Ils suggèrent ensuite l’ajout d’un volet spécifique à la campagne de communication gouvernementale contre les violences faites aux femmes et aux filles, où la problématique serait abordée directement. Ce message de prévention pourrait ainsi être martelé dans les lieux de fête, en milieu scolaire et universitaire, et dans les hôpitaux, ainsi que dans les commissariats pour inciter les victimes à témoigner.
De même, ils demandent au ministère de la Justice d’évaluer sous six mois la nécessité de légiférer spécifiquement contre les piqûres, en créant un crime à part. Une décision qui permettrait de suivre judiciairement à l’avenir un individu condamné pour avoir piqué quelqu’un. “Cela servirait aussi à dissuader les auteurs de tels faits en leur montrant qu’il s’agit d’un véritable crime qui entraîne des conséquences judiciaires lourdes”, écrivent-ils.
Surtout, face à un phénomène si discret et qui laisse les victimes sans défense, les élus britanniques répètent qu’il est nécessaire de trouver des moyens de protéger la population. Et cela en renforçant les mesures de sécurité à l’entrée des lieux de fête, en incitant par exemple à plus de recrutement de vigiles et en particulier des femmes, à une meilleure formation et à un renforcement des fouilles.
Dans les cas des verres dans lesquels sont versées des substances, ils donnent un exemple concret: un personnel de sécurité plus nombreux permettrait de mieux surveiller les verres des fêtards sortis fumer. Et vont jusqu’à suggérer de supprimer la licence d’établissements qui ne mettraient pas les moyens pour protéger leur clientèle.
Trop peu d’affaires résolues
Une meilleure protection face aux piqûres passe aussi par un meilleur accompagnement des victimes une fois qu’elles ont porté plainte. Sur ce sujet, les parlementaires ont une demande pour le gouvernement: s’assurer que la police dispose de moyens suffisants pour pouvoir dépister toute trace de psychotrope chez les victimes. Cela permettrait de leur donner un argument de poids pour aller en justice, si des substances sont effectivement retrouvées dans leur organisme.
Car pour l’heure, et c’est un problème de taille, seules de très rares plaintes ont donné lieu à des suites permettant d’en savoir plus sur le phénomène. Ce que déplorent les élus dans leur rapport, se disant “déçus par le très faible nombre de procédures ayant pu être menées à leur terme”. Raison pour laquelle ils demandent au gouvernement d’agir, tant en lançant des études académiques sur le profil des agresseurs qu’en donnant davantage de moyens d’investigation aux forces de l’ordre.

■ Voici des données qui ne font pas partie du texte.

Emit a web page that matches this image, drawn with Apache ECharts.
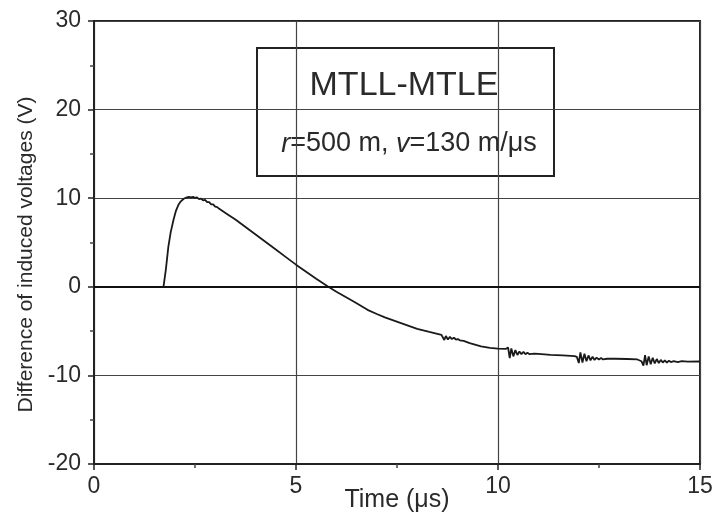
<!DOCTYPE html>
<html>
<head>
<meta charset="utf-8">
<script src="https://cdn.jsdelivr.net/npm/echarts@6/dist/echarts.min.js"></script>
<style>
  html, body { margin: 0; padding: 0; background: #fff; }
  #chart { width: 717px; height: 515px; }
</style>
</head>
<body>
<div id="chart"></div>
<script>
// time axis (µs) and voltage difference (V)
const timeUs = [
  0, 1.72, 1.78, 1.84, 1.9, 1.97, 2.03, 2.09, 2.15, 2.22, 2.3, 2.35, 2.4, 2.45, 2.5,
  2.55, 2.6, 2.65, 2.7, 2.75, 2.8, 2.85, 2.9, 2.95, 3.0, 3.05, 3.1, 3.2, 3.3, 3.5,
  3.75, 4.0, 4.25, 4.5, 4.75, 5.0, 5.25, 5.5, 5.8, 6.0, 6.35, 6.5, 6.77, 7.0, 7.2,
  7.6, 8.0, 8.3, 8.6,
  8.63, 8.67, 8.71, 8.76, 8.81, 8.86, 8.91, 8.96, 9.01, 9.06, 9.15, 9.3, 9.58, 9.8,
  10.0, 10.2,
  10.25, 10.29, 10.33, 10.38, 10.43, 10.48, 10.53, 10.58, 10.63, 10.68, 10.73, 10.78,
  10.9, 11.0, 11.3, 11.6, 11.9,
  11.95, 12.0, 12.04, 12.09, 12.14, 12.19, 12.24, 12.29, 12.34, 12.39, 12.44, 12.5,
  12.55, 12.6, 12.7, 12.9, 13.2, 13.45, 13.55,
  13.6, 13.64, 13.68, 13.73, 13.78, 13.83, 13.88, 13.93, 13.98, 14.03, 14.08, 14.13,
  14.18, 14.23, 14.28, 14.35, 14.45, 14.55, 14.7, 15.0
];
const voltDiff = [
  0, 0, 2.0, 4.5, 6.2, 7.6, 8.6, 9.25, 9.65, 9.94, 10.1, 10.15, 10.1, 10.15, 10.05,
  10.1, 9.9, 9.95, 9.75, 9.8, 9.55, 9.55, 9.3, 9.3, 9.05, 9.0, 8.8, 8.5, 8.2, 7.6,
  6.75, 5.9, 5.05, 4.2, 3.35, 2.5, 1.7, 0.9, 0, -0.55, -1.47, -1.85, -2.6, -3.07, -3.45,
  -4.1, -4.74, -5.1, -5.42,
  -5.3, -6.0, -5.55, -5.95, -5.65, -5.9, -5.75, -5.95, -5.9, -6.05, -6.1, -6.35, -6.73, -6.9,
  -6.97, -7.0,
  -6.85, -8.05, -6.95, -7.85, -7.15, -7.7, -7.3, -7.6, -7.35, -7.6, -7.45, -7.6,
  -7.55, -7.58, -7.68, -7.75, -7.82,
  -7.9, -8.6, -7.4, -8.55, -7.55, -8.4, -7.75, -8.3, -7.9, -8.25, -8.0, -8.2,
  -8.05, -8.2, -8.12, -8.12, -8.15, -8.2, -8.4,
  -8.9, -7.7, -8.85, -7.85, -8.75, -8.0, -8.65, -8.15, -8.6, -8.25, -8.55, -8.3,
  -8.55, -8.35, -8.5, -8.4, -8.5, -8.4, -8.45, -8.43
];

const xTicks = [0, 5, 10, 15];
const yTicks = [-20, -10, 0, 10, 20, 30];

const xTitle = 'Time (μs)';
const yTitle = 'Difference of induced voltages (V)';
const boxTitle = 'MTLL-MTLE';

const FONT = '"Liberation Sans", Arial, sans-serif';
const TEXT_COLOR = '#2a2a2a';

const chart = echarts.init(document.getElementById('chart'), null, { renderer: 'canvas' });

const seriesData = timeUs.map((t, i) => [t, voltDiff[i]]);

const option = {
  backgroundColor: '#fff',
  animation: false,
  textStyle: { fontFamily: FONT },
  grid: {
    left: 94,
    right: 17,
    top: 21,
    bottom: 51,
    containLabel: false,
    outerBoundsMode: 'none',
    show: true,
    borderColor: '#222',
    borderWidth: 2,
    backgroundColor: 'transparent'
  },
  xAxis: {
    type: 'value',
    min: xTicks[0],
    max: xTicks[xTicks.length - 1],
    interval: 5,
    axisLine: { show: true, onZero: false, lineStyle: { color: '#222', width: 2 } },
    axisTick: { show: true, inside: false, length: 6, lineStyle: { color: '#222', width: 1.5 } },
    minorTick: { show: true, splitNumber: 2, length: 4, lineStyle: { color: '#444', width: 1.5 } },
    axisLabel: { fontSize: 23, color: TEXT_COLOR, margin: 11, fontFamily: FONT },
    splitLine: { show: true, lineStyle: { color: '#444', width: 1.2 } }
  },
  yAxis: {
    type: 'value',
    min: yTicks[0],
    max: yTicks[yTicks.length - 1],
    interval: 10,
    name: yTitle,
    nameLocation: 'middle',
    nameGap: 52,
    nameRotate: 90,
    nameTextStyle: { fontSize: 21, color: TEXT_COLOR, fontFamily: FONT, padding: [0, 24, 0, 0] },
    axisLine: { show: true, onZero: false, lineStyle: { color: '#222', width: 2 } },
    axisTick: { show: true, inside: false, length: 6, lineStyle: { color: '#222', width: 1.5 } },
    minorTick: { show: true, splitNumber: 2, length: 4, lineStyle: { color: '#444', width: 1.5 } },
    axisLabel: { fontSize: 23, color: TEXT_COLOR, margin: 13, fontFamily: FONT },
    splitLine: { show: true, lineStyle: { color: '#444', width: 1.2 } }
  },
  series: [
    {
      type: 'line',
      data: seriesData,
      showSymbol: false,
      symbol: 'none',
      smooth: false,
      lineStyle: { color: '#1a1a1a', width: 1.8 },
      markLine: {
        silent: true,
        symbol: ['none', 'none'],
        label: { show: false },
        lineStyle: { color: '#111', width: 2, type: 'solid' },
        data: [{ yAxis: 0 }]
      },
      z: 3
    }
  ],
  graphic: [
    {
      // x axis title, sits a little below the tick labels as in the figure
      type: 'text',
      x: 397,
      y: 500,
      style: {
        text: xTitle,
        font: '25px ' + FONT,
        fill: TEXT_COLOR,
        align: 'center',
        verticalAlign: 'middle'
      }
    },
    {
      type: 'group',
      left: 256,
      top: 47,
      z: 10,
      children: [
        {
          type: 'rect',
          shape: { x: 0, y: 0, width: 297, height: 128 },
          style: { fill: '#fff', stroke: '#222', lineWidth: 2 }
        },
        {
          type: 'text',
          x: 147,
          y: 38,
          style: {
            text: boxTitle,
            font: '34px ' + FONT,
            fill: TEXT_COLOR,
            align: 'center',
            verticalAlign: 'middle'
          }
        },
        {
          type: 'text',
          x: 152,
          y: 96,
          style: {
            text: '{i|r}=500 m, {i|v}=130 m/μs',
            font: '27px ' + FONT,
            fill: TEXT_COLOR,
            align: 'center',
            verticalAlign: 'middle',
            rich: {
              i: { fontStyle: 'italic', fontSize: 27, fontFamily: FONT, fill: TEXT_COLOR }
            }
          }
        }
      ]
    }
  ]
};

chart.setOption(option);
window.addEventListener('resize', () => chart.resize());
</script>
</body>
</html>
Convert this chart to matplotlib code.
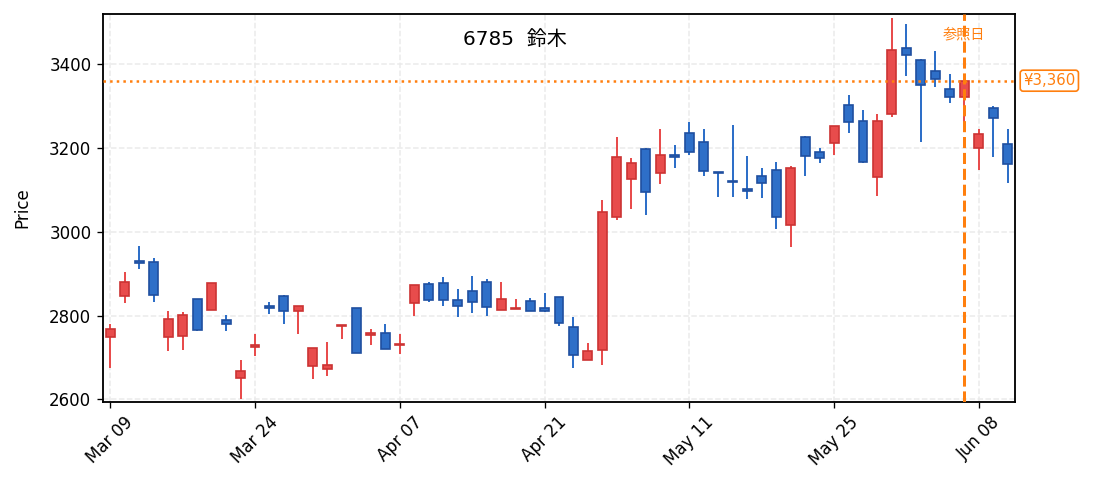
import matplotlib
matplotlib.use('Agg')
import matplotlib.pyplot as plt
import matplotlib.transforms as mtransforms

plt.rcParams['font.family'] = ['DejaVu Sans', 'Noto Sans CJK JP']

# trading days (index based x axis)
dates = ['Mar 09', 'Mar 10', 'Mar 11', 'Mar 12', 'Mar 13', 'Mar 16', 'Mar 17', 'Mar 18', 'Mar 19', 'Mar 23',
         'Mar 24', 'Mar 25', 'Mar 26', 'Mar 27', 'Mar 30', 'Mar 31', 'Apr 01', 'Apr 02', 'Apr 03', 'Apr 06',
         'Apr 07', 'Apr 08', 'Apr 09', 'Apr 10', 'Apr 13', 'Apr 14', 'Apr 15', 'Apr 16', 'Apr 17', 'Apr 20',
         'Apr 21', 'Apr 22', 'Apr 23', 'Apr 24', 'Apr 27', 'Apr 28', 'Apr 30', 'May 01', 'May 07', 'May 08',
         'May 11', 'May 12', 'May 13', 'May 14', 'May 15', 'May 18', 'May 19', 'May 20', 'May 21', 'May 22',
         'May 25', 'May 26', 'May 27', 'May 28', 'May 29', 'Jun 01', 'Jun 02', 'Jun 03', 'Jun 04', 'Jun 05',
         'Jun 08', 'Jun 09', 'Jun 10']

opens = [2748, 2846, 2930, 2928, 2750, 2752, 2839, 2814, 2789, 2652,
         2725, 2824, 2847, 2810, 2679, 2672, 2775, 2817, 2754, 2758,
         2729, 2831, 2875, 2878, 2837, 2858, 2880, 2814, 2816, 2835,
         2818, 2844, 2772, 2695, 2719, 3036, 3126, 3196, 3140, 3182,
         3236, 3213, 3142, 3122, 3101, 3132, 3146, 3017, 3226, 3191,
         3212, 3301, 3263, 3130, 3281, 3437, 3410, 3382, 3341, 3321,
         3200, 3296, 3208]
highs = [2780, 2905, 2967, 2937, 2812, 2809, 2840, 2878, 2802, 2693,
         2756, 2833, 2848, 2823, 2723, 2736, 2777, 2818, 2767, 2781,
         2757, 2873, 2881, 2893, 2864, 2895, 2888, 2881, 2840, 2843,
         2855, 2845, 2797, 2735, 3076, 3226, 3175, 3199, 3245, 3207,
         3262, 3245, 3143, 3255, 3181, 3152, 3167, 3157, 3227, 3200,
         3252, 3326, 3290, 3281, 3510, 3495, 3411, 3431, 3376, 3361,
         3245, 3299, 3245]
lows = [2675, 2830, 2911, 2833, 2715, 2717, 2764, 2813, 2763, 2600,
        2703, 2803, 2779, 2756, 2648, 2656, 2744, 2710, 2729, 2720,
        2708, 2798, 2832, 2822, 2796, 2806, 2798, 2813, 2815, 2811,
        2809, 2775, 2675, 2694, 2682, 3027, 3053, 3041, 3113, 3153,
        3183, 3132, 3082, 3082, 3077, 3081, 3007, 2963, 3132, 3163,
        3182, 3236, 3164, 3086, 3273, 3372, 3213, 3346, 3306, 3255,
        3146, 3177, 3117]
closes = [2768, 2879, 2926, 2848, 2791, 2801, 2765, 2877, 2781, 2667,
          2730, 2817, 2812, 2822, 2722, 2682, 2777, 2711, 2758, 2721,
          2733, 2872, 2838, 2838, 2824, 2832, 2821, 2839, 2819, 2812,
          2812, 2783, 2706, 2715, 3048, 3177, 3163, 3095, 3182, 3179,
          3190, 3145, 3139, 3118, 3097, 3117, 3036, 3153, 3181, 3176,
          3251, 3262, 3166, 3263, 3432, 3421, 3350, 3364, 3321, 3360,
          3232, 3271, 3161]

ref_idx = 59
ref_price = 3360
title = '6785  鈴木'

up_face, up_edge = '#e84c4c', '#cc3333'
dn_face, dn_edge = '#2e6fc8', '#1f4fa0'

fig = plt.figure(figsize=(1093 / 120, 491 / 120), dpi=120)
ax = fig.add_axes([103 / 1093, 1 - 402 / 491, 912 / 1093, 388 / 491])

x = list(range(len(dates)))
for i in x:
    o, h, l, c = opens[i], highs[i], lows[i], closes[i]
    up = c >= o
    face = up_face if up else dn_face
    edge = up_edge if up else dn_edge
    ax.vlines(i, l, h, color=face, linewidth=1.2, zorder=2)
    ax.bar(i, max(abs(c - o), 1.5), bottom=min(o, c), width=0.62,
           color=face, edgecolor=edge, linewidth=1.0, zorder=3)

# reference date / price
ax.axhline(ref_price, color='#ff7f0e', linestyle=':', linewidth=1.5, zorder=4)
ax.axvline(ref_idx, color='#ff7f0e', linestyle='--', linewidth=1.8, zorder=4)
trans = mtransforms.blended_transform_factory(ax.transData, ax.transAxes)
ax.text(ref_idx, 0.946, '参照日', transform=trans, color='#ff7f0e', fontsize=8.5,
        ha='center', va='center')
trans2 = mtransforms.blended_transform_factory(ax.transAxes, ax.transData)
ax.text(1.009, ref_price, f'¥{ref_price:,}', transform=trans2, color='#ff7f0e', fontsize=9,
        ha='left', va='center', clip_on=False,
        bbox=dict(boxstyle='round,pad=0.2', facecolor='white', edgecolor='#ff7f0e', linewidth=1))

ax.text(0.452, 0.933, title, transform=ax.transAxes, fontsize=12, ha='center', va='center')

ax.set_xlim(-0.5, len(dates) - 0.5)
ax.set_ylim(2594, 3519)
ax.set_yticks([2600, 2800, 3000, 3200, 3400])
ticks = x[::10]
ax.set_xticks(ticks)
ax.set_xticklabels([dates[t] for t in ticks], rotation=45, ha='center')
ax.tick_params(labelsize=10)
ax.set_ylabel('Price', fontsize=10)
ax.yaxis.set_label_coords(-0.078, 0.5)
ax.grid(True, linestyle='--', color='#ebebeb', linewidth=0.9, zorder=0)
ax.set_axisbelow(True)
for s in ax.spines.values():
    s.set_linewidth(1.1)

fig.savefig('out.png', dpi=120)
plt.close()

Le rapport note effectivement que “neuf victimes sur dix n’ont pas reçu d’aide” après avoir témoigné, que ce soit de la part de la police comme des équipes de sécurité des lieux de fête.
Un constat d’échec qui a déjà poussé de nombreux responsables locaux à s’engager, dans l’attente des retours du gouvernement sur le sujet.
Le maire du Grand Manchester (la métropole autour de la ville de Manchester) Andy Burnham a par exemple créé un “partenariat contre le spiking”, c’est-à-dire une vaste initiative mêlant les autorités politiques, la police et d’autres responsables locaux en matière de sécurité.
L’idée est que soient rendus accessibles à tous des dispositifs de test antidrogue dont les résultats peuvent être utilisés en justice, que des volontaires soient postés dans les zones animées pour venir en aide aux personnes désorientées ou qui auraient été volées par exemple et que des campagnes de sensibilisation aient lieu dans les établissements scolaires.
Ces initiatives, tout comme le rapport parlementaire, sont saluées par les associations qui luttent contre les piqûres et plus généralement les comportements répréhensibles dans le milieu de la nuit. À l’image de Dawn Dines, une militante qui expliquait récemment à la BBC que la création d’un crime spécifique au spiking serait une excellente mesure, pour venir en aide aux victimes et à la police autant que pour décourager les auteurs. Un avis partagé par les victimes, soulagées de savoir qu’en dépit de l’absence généralisée d’explications et d’enquêtes abouties, la société britannique se mobilise.
Charge désormais à Boris Johnson et à ses ministres de mettre en application les suggestions des députés pour tenter de lutter contre un phénomène bien loin d’avoir disparu, outre-Manche.